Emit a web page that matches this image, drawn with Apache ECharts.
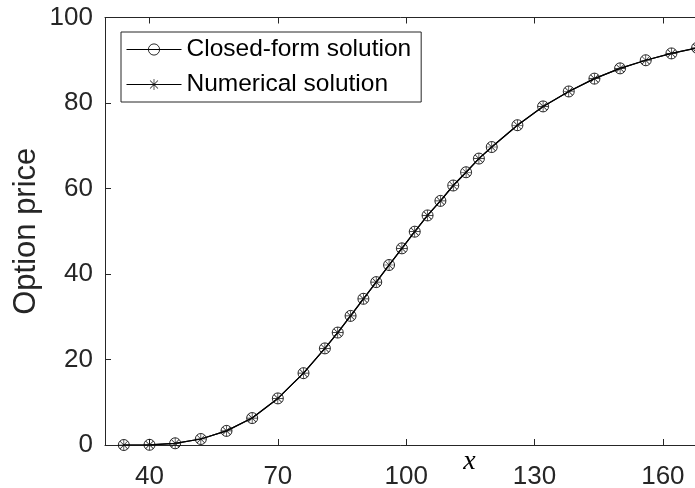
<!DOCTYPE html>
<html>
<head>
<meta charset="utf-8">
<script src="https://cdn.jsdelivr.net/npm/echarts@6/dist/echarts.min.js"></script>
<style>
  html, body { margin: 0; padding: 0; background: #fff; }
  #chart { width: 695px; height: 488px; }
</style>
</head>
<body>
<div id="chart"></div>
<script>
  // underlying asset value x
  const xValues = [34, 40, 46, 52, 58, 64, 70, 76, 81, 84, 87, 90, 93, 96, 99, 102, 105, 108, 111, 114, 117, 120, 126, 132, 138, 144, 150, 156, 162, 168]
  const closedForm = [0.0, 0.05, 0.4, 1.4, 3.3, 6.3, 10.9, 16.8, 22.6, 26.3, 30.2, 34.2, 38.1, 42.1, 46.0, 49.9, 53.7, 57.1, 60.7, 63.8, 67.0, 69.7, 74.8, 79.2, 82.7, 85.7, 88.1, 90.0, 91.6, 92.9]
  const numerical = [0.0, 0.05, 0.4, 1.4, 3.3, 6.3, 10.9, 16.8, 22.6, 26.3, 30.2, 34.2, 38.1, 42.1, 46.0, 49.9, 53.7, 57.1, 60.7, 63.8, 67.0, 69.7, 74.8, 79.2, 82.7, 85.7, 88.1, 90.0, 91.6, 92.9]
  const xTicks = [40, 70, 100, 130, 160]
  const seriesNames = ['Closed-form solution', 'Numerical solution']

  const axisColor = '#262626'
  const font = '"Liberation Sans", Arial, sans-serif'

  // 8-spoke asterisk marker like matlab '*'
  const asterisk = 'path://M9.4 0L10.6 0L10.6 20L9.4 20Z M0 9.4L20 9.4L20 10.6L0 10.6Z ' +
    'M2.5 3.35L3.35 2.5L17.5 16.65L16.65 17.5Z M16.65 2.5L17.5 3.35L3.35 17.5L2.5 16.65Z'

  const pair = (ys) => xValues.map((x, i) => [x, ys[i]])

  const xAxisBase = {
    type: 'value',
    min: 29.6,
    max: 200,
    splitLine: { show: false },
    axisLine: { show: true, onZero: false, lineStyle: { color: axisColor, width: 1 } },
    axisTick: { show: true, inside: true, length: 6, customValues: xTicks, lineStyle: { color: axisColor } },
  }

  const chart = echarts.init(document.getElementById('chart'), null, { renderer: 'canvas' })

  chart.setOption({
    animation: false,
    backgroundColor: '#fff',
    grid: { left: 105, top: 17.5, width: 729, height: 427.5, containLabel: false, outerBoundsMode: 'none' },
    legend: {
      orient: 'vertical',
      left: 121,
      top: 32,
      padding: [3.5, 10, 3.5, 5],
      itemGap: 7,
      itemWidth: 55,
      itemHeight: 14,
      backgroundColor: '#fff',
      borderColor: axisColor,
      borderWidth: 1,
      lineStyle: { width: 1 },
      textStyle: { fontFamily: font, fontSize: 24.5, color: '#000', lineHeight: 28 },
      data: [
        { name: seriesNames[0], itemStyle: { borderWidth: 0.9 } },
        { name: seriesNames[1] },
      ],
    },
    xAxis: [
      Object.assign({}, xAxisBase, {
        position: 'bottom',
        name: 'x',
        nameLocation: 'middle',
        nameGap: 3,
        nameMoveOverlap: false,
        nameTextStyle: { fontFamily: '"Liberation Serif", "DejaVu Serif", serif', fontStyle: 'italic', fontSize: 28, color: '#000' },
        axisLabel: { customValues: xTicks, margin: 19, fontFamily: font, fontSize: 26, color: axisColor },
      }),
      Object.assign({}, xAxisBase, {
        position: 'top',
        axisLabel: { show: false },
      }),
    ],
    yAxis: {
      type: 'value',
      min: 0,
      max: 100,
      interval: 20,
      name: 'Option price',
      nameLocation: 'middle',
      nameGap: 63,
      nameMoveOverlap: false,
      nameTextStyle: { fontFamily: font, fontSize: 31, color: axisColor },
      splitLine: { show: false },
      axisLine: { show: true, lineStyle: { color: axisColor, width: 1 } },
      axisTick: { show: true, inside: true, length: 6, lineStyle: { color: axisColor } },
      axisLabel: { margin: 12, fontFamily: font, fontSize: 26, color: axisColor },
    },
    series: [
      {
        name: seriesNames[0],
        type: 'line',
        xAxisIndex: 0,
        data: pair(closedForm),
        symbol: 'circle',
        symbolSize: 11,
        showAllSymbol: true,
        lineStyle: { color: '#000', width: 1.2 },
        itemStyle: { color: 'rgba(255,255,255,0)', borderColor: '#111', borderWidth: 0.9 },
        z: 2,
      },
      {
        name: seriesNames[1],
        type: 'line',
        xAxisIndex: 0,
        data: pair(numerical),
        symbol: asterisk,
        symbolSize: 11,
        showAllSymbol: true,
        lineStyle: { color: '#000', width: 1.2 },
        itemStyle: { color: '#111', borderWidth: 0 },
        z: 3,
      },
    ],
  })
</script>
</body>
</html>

*-*-*

From the top of the listing above, repeat each line exactly until you reach the line containing "const pair = (ys)", and repeat that one too. Leave the pictures out.

Emit a web page that matches this image, drawn with Apache ECharts.
<!DOCTYPE html>
<html>
<head>
<meta charset="utf-8">
<script src="https://cdn.jsdelivr.net/npm/echarts@6/dist/echarts.min.js"></script>
<style>
  html, body { margin: 0; padding: 0; background: #fff; }
  #chart { width: 695px; height: 488px; }
</style>
</head>
<body>
<div id="chart"></div>
<script>
  // underlying asset value x
  const xValues = [34, 40, 46, 52, 58, 64, 70, 76, 81, 84, 87, 90, 93, 96, 99, 102, 105, 108, 111, 114, 117, 120, 126, 132, 138, 144, 150, 156, 162, 168]
  const closedForm = [0.0, 0.05, 0.4, 1.4, 3.3, 6.3, 10.9, 16.8, 22.6, 26.3, 30.2, 34.2, 38.1, 42.1, 46.0, 49.9, 53.7, 57.1, 60.7, 63.8, 67.0, 69.7, 74.8, 79.2, 82.7, 85.7, 88.1, 90.0, 91.6, 92.9]
  const numerical = [0.0, 0.05, 0.4, 1.4, 3.3, 6.3, 10.9, 16.8, 22.6, 26.3, 30.2, 34.2, 38.1, 42.1, 46.0, 49.9, 53.7, 57.1, 60.7, 63.8, 67.0, 69.7, 74.8, 79.2, 82.7, 85.7, 88.1, 90.0, 91.6, 92.9]
  const xTicks = [40, 70, 100, 130, 160]
  const seriesNames = ['Closed-form solution', 'Numerical solution']

  const axisColor = '#262626'
  const font = '"Liberation Sans", Arial, sans-serif'

  // 8-spoke asterisk marker like matlab '*'
  const asterisk = 'path://M9.4 0L10.6 0L10.6 20L9.4 20Z M0 9.4L20 9.4L20 10.6L0 10.6Z ' +
    'M2.5 3.35L3.35 2.5L17.5 16.65L16.65 17.5Z M16.65 2.5L17.5 3.35L3.35 17.5L2.5 16.65Z'

  const pair = (ys) => xValues.map((x, i) => [x, ys[i]])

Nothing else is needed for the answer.